George Clooney was the one who advised him to fight for final cut of his movie. Cheadle’s Ocean’s Eleven buddy had done the same when he butted heads with Harvey Weinstein over the edit of Confessions of a Dangerous Mind. “George literally almost got into a fistfight with him,” said Cheadle, “and he said, ‘Look, if I’m going to get skewered, I’m going to get skewered on my decisions. I’m going to get hung up for something I decided to do, not for something you decided to do.’ You have to be really in defense of your work.”

He almost gave up on making Miles Ahead. “I tried to give the movie away, honestly, a few years ago,” Cheadle said. “I tried to find someone else to direct it, and if it had evaporated, I would’ve actually been relieved. But at some point it felt more like a monkey on my back if I weren’t able to see it through.”

He loves to tell this story about Miles Davis: “Herbie [Hancock] tells stories where Miles said, ‘I pay you to practice in front of people.’ If he heard you rehearsing some solo in your hotel room and came down onstage and played that solo, he’d fire you. He’s like, ‘I don’t pay you to come bring your polished work. I pay you to jump off a ledge and figure it out with other musicians.’”

And this one: “[Drummer] Tony Williams said that Miles used to throw up before every performance. Tony would knock on the door and go, ‘It’s time for you to throw up, Miles,’ and he’d throw up and go out and play, because he was always on the edge, he was always reaching for something and worrying about not getting there.”

And this one: Davis was such a hermit during his “retirement” that, Cheadle said, “There were weeks and months at a time where no one knew what was going on with him. [His nephew] Vince would tell me and Herbie would tell me stories about knocking on the door and Miles would open it just a crack and say, [rasps] ‘Get me some catfish.’ And they’d come back and bring him some food and he’d” — Cheadle mimes Davis snatching a bag full of catfish — “and shut the door.”

Everything that could have gone wrong during production did. They shot in Cincinnati (doubling as ‘70s NYC), a city that hosted just three film productions in 2014, including Carol. “God bless Cincinnati, but everything was not 100,” said Cheadle. “There were days when we had two cameras and one cameraman. I’d say, ‘Where’s Jim?’ ‘Oh, he went to go shoot a commercial in Dayton.’ Or, ‘Where was that woman who was in that scene yesterday?’ ‘Oh, she couldn’t get a ride today.’ ‘Fucking Uber it! What are you talking about? Who else is a size 7 who can fit into this dress?’”

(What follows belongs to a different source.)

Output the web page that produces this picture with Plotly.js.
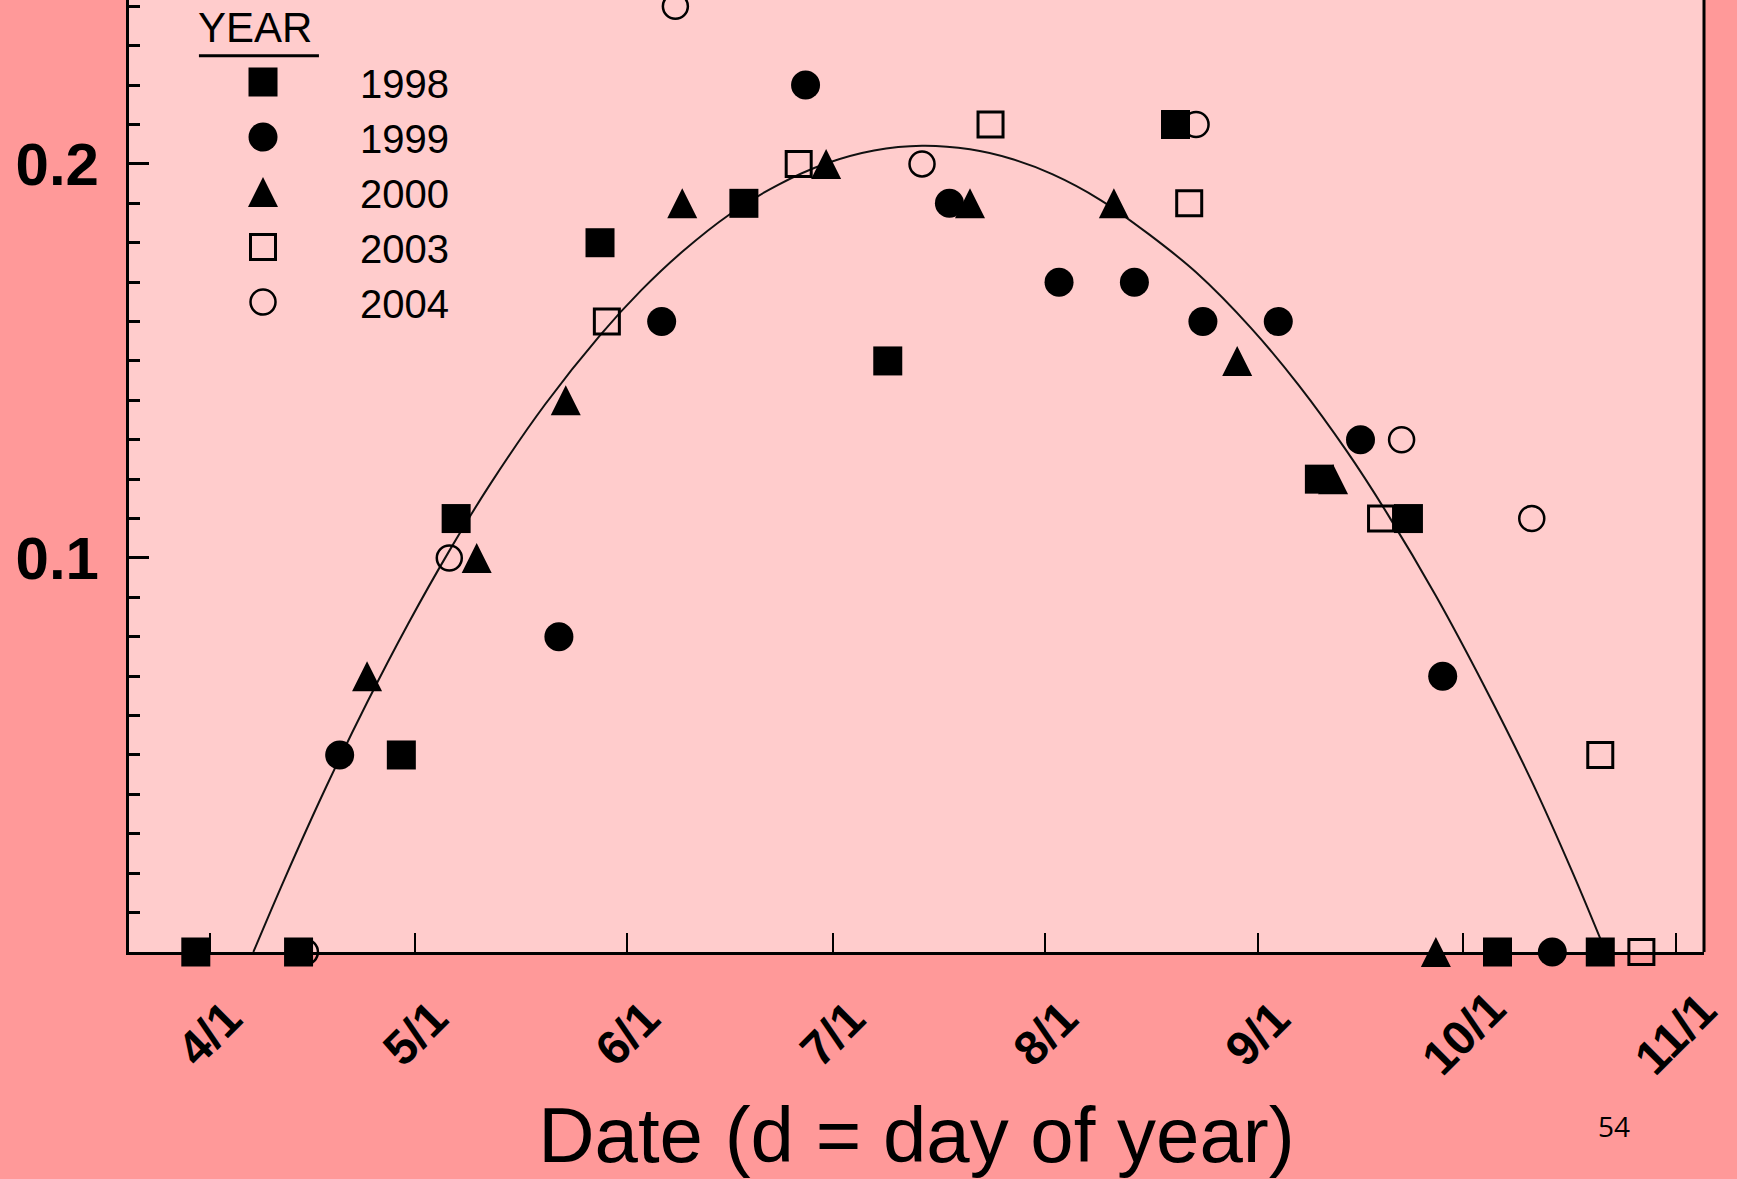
<!DOCTYPE html>
<html>
<head>
<meta charset="utf-8">
<script src="https://cdn.plot.ly/plotly-3.0.1.min.js"></script>
<style>
  html, body { margin: 0; padding: 0; background: #FF9999; }
  #chart { width: 1737px; height: 1179px; }
</style>
</head>
<body>
<div id="chart"></div>
<script>
// Fraction of positive samples by day of year, five seasons, with a fitted seasonal curve.

// Month starts (day of year) used for the x ticks
const monthDays = [91, 121, 152, 182, 213, 244, 274, 305];
const monthLabels = ['4/1', '5/1', '6/1', '7/1', '8/1', '9/1', '10/1', '11/1'];

// y ticks
const yTickVals = [0.1, 0.2];
const yTickText = ['0.1', '0.2'];

// Observations per year: day of year and value
const day1998 = [89, 104, 119, 127, 148, 169, 190, 232, 253, 266, 279, 294];
const val1998 = [0, 0, 0.05, 0.11, 0.18, 0.19, 0.15, 0.21, 0.12, 0.11, 0, 0];

const day1999 = [110, 142, 157, 178, 199, 215, 226, 236, 247, 259, 271, 287];
const val1999 = [0.05, 0.08, 0.16, 0.22, 0.19, 0.17, 0.17, 0.16, 0.16, 0.13, 0.07, 0];

const day2000 = [114, 130, 143, 160, 181, 202, 223, 241, 255, 270];
const val2000 = [0.07, 0.10, 0.14, 0.19, 0.20, 0.19, 0.19, 0.15, 0.12, 0];

const day2003 = [149, 177, 205, 234, 262, 294, 300];
const val2003 = [0.16, 0.20, 0.21, 0.19, 0.11, 0.05, 0];

const day2004 = [105, 126, 159, 195, 235, 265, 284];
const val2004 = [0, 0.10, 0.24, 0.20, 0.21, 0.13, 0.11];

// Fitted seasonal curve
const fitDay = [97.4, 102, 108, 114, 120, 126, 132, 140, 148, 154, 160, 167, 174, 181, 188, 195,
                202, 208, 214, 221, 228, 235, 243, 250, 257, 263, 270, 277, 284, 290, 294.8];
const fitVal = [0, 0.0187, 0.0418, 0.0633, 0.0833, 0.1018, 0.1188, 0.1390, 0.1565, 0.1679, 0.1777,
                0.1873, 0.1947, 0.2001, 0.2034, 0.2046, 0.2037, 0.2013, 0.1974, 0.1909, 0.1823,
                0.1725, 0.1584, 0.1438, 0.1271, 0.1110, 0.0904, 0.0677, 0.0433, 0.0200, 0];

const FONT = 'Liberation Sans, Arial, Helvetica, sans-serif';
const INK = '#000000';
const TRI = 30;   // triangle marker size

const fitTrace = {
  x: fitDay, y: fitVal, type: 'scatter', mode: 'lines',
  line: { color: '#111111', width: 2, shape: 'spline', smoothing: 1 },
  showlegend: false, hoverinfo: 'skip', cliponaxis: false
};

function yearTrace(name, xs, ys, marker, rank) {
  return {
    name: name, x: xs, y: ys, type: 'scatter', mode: 'markers',
    marker: marker, legendrank: rank, cliponaxis: false
  };
}

const traces = [
  fitTrace,
  yearTrace('2003', day2003, val2003,
    { symbol: 'square-open', size: 25, color: INK, line: { color: INK, width: 3 } }, 4),
  yearTrace('2004', day2004, val2004,
    { symbol: 'circle-open', size: 25, color: INK, line: { color: INK, width: 2.5 } }, 5),
  yearTrace('1999', day1999, val1999,
    { symbol: 'circle', size: 29, color: INK, line: { width: 0 } }, 2),
  // upright triangle centred on the point: a downward arrow turned half a turn, pushed back by its radius
  yearTrace('2000', day2000, val2000,
    { symbol: 'arrow-down', angle: 180, standoff: TRI / 2, size: TRI, color: INK, line: { width: 0 } }, 3),
  yearTrace('1998', day1998, val1998,
    { symbol: 'square', size: 29, color: INK, line: { width: 0 } }, 1)
];

// rotated month labels, centred under each tick
const monthAnnotations = monthDays.map(function (d, i) {
  return {
    x: d, xref: 'x', y: -0.0856, yref: 'paper',
    text: monthLabels[i], showarrow: false, textangle: -45,
    xanchor: 'center', yanchor: 'middle',
    font: { family: FONT, size: 48, color: INK, weight: 700 }
  };
});

const layout = {
  width: 1737, height: 1179,
  paper_bgcolor: '#FF9999',
  plot_bgcolor: '#FFCCCC',
  margin: { l: 129, r: 33, t: 0, b: 227 },
  font: { family: FONT, color: INK },
  showlegend: true,
  legend: {
    x: 0.0235, y: 0.948, xanchor: 'left', yanchor: 'top',
    xref: 'paper', yref: 'paper',
    bgcolor: 'rgba(0,0,0,0)', borderwidth: 0,
    itemwidth: 184, traceorder: 'normal',
    font: { family: FONT, size: 40, color: INK }
  },
  xaxis: {
    range: [79.25, 309.14],
    tickmode: 'array', tickvals: monthDays, ticktext: monthLabels,
    showticklabels: false,
    ticks: 'inside', ticklen: 19, tickwidth: 2, tickcolor: INK,
    showline: true, linecolor: INK, linewidth: 3,
    showgrid: false, zeroline: false,
    title: { text: 'Date (d = day of year)', font: { family: FONT, size: 78, color: INK }, standoff: 155 }
  },
  yaxis: {
    range: [0, 0.2416],
    tickmode: 'array', tickvals: yTickVals, ticktext: yTickText,
    ticks: 'inside', ticklen: 20, tickwidth: 3, tickcolor: INK,
    minor: { tick0: 0, dtick: 0.01, ticks: 'inside', ticklen: 11, tickwidth: 3, tickcolor: INK, showgrid: false },
    tickfont: { family: FONT, size: 60, color: INK, weight: 700 },
    ticklabelstandoff: 15,
    showline: true, linecolor: INK, linewidth: 3,
    showgrid: false, zeroline: false
  },
  shapes: [
    // right frame edge
    { type: 'line', xref: 'paper', yref: 'paper', x0: 1, x1: 1, y0: 0, y1: 1,
      line: { color: INK, width: 3 } },
    // rule under the legend heading
    { type: 'line', xref: 'paper', yref: 'paper', x0: 0.0444, x1: 0.1206, y0: 0.9415, y1: 0.9415,
      line: { color: INK, width: 3 } }
  ],
  annotations: monthAnnotations.concat([
    { x: 0.0803, xref: 'paper', y: 0.9706, yref: 'paper', text: 'YEAR', showarrow: false,
      xanchor: 'center', yanchor: 'middle', font: { family: FONT, size: 42, color: INK } },
    { x: 0.9427, xref: 'paper', y: -0.1828, yref: 'paper', text: '54', showarrow: false,
      xanchor: 'center', yanchor: 'middle', font: { family: 'Open Sans, sans-serif', size: 28, color: INK } }
  ])
};

const gd = document.getElementById('chart');
Plotly.newPlot(gd, traces, layout, { staticPlot: true, displayModeBar: false }).then(function () {
  // legend symbols are capped in size by the library; give them the same outline as the plotted points
  const legendItems = gd.querySelectorAll('.legend .traces');
  const plotGroups = gd.querySelectorAll('.scatterlayer .trace');
  legendItems.forEach(function (item) {
    const label = item.querySelector('.legendtext');
    if (!label) return;
    const idx = traces.findIndex(function (t) { return t.name === label.textContent; });
    if (idx < 0 || !plotGroups[idx]) return;
    const src = plotGroups[idx].querySelector('path.point');
    const dst = item.querySelector('.legendpoints path.scatterpts');
    if (src && dst) dst.setAttribute('d', src.getAttribute('d'));
  });
});
</script>
</body>
</html>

Most of the snafus involved a very special special-effects guy whom, Cheadle said, “was just the guy who was like” — raises hand — “’I can do it!’” He added so much “atmosphere” to a scene in a club where Miles is playing the ballad “Blue in Green” to Frances that, said Cheadle, “the fire alarm was going off, the smoke alarm was going off, and the fire department was coming. So in that beautiful, peaceful moment, it’s REEEEEEK! REEEEEEK! REEEEEEK! ARRRRUUGGGGHAAAA!” But you can’t tell in the movie because they just dubbed Miles’s trumpet playing over the whole scene.

And then there was the time that Cheadle asked the special-effects guy to rig a lamp to explode when Miles shoots it during an argument at his record company’s office. At Cheadle’s suggestion, they did a test run before placing an actor right next to it. “So we all go to the other side of the room and 3, 2, 1. This thing explodes like Vesuvius! Blast is 20 yards, hits me in the eye,” said Cheadle. “So we do it again, 3, 2, 1. Nothing. This went on for two hours. Literally, there were seven lamps that he rigged. And you’re sweating bullets. Every minute on a movie is an hour and if you’re not going, you’re just eating money and time. The last take is the take that we used and I was like, ‘I’m sorry, my dude, if you get blinded on this one, you’re going to be blinded.’”

He’s in tentative talks to direct something else, even though he lost so much weight from stress on Miles Ahead that his wife has forbidden it. But, he said, “I hope to God it’s not like this! It almost killed me! This almost took me out.”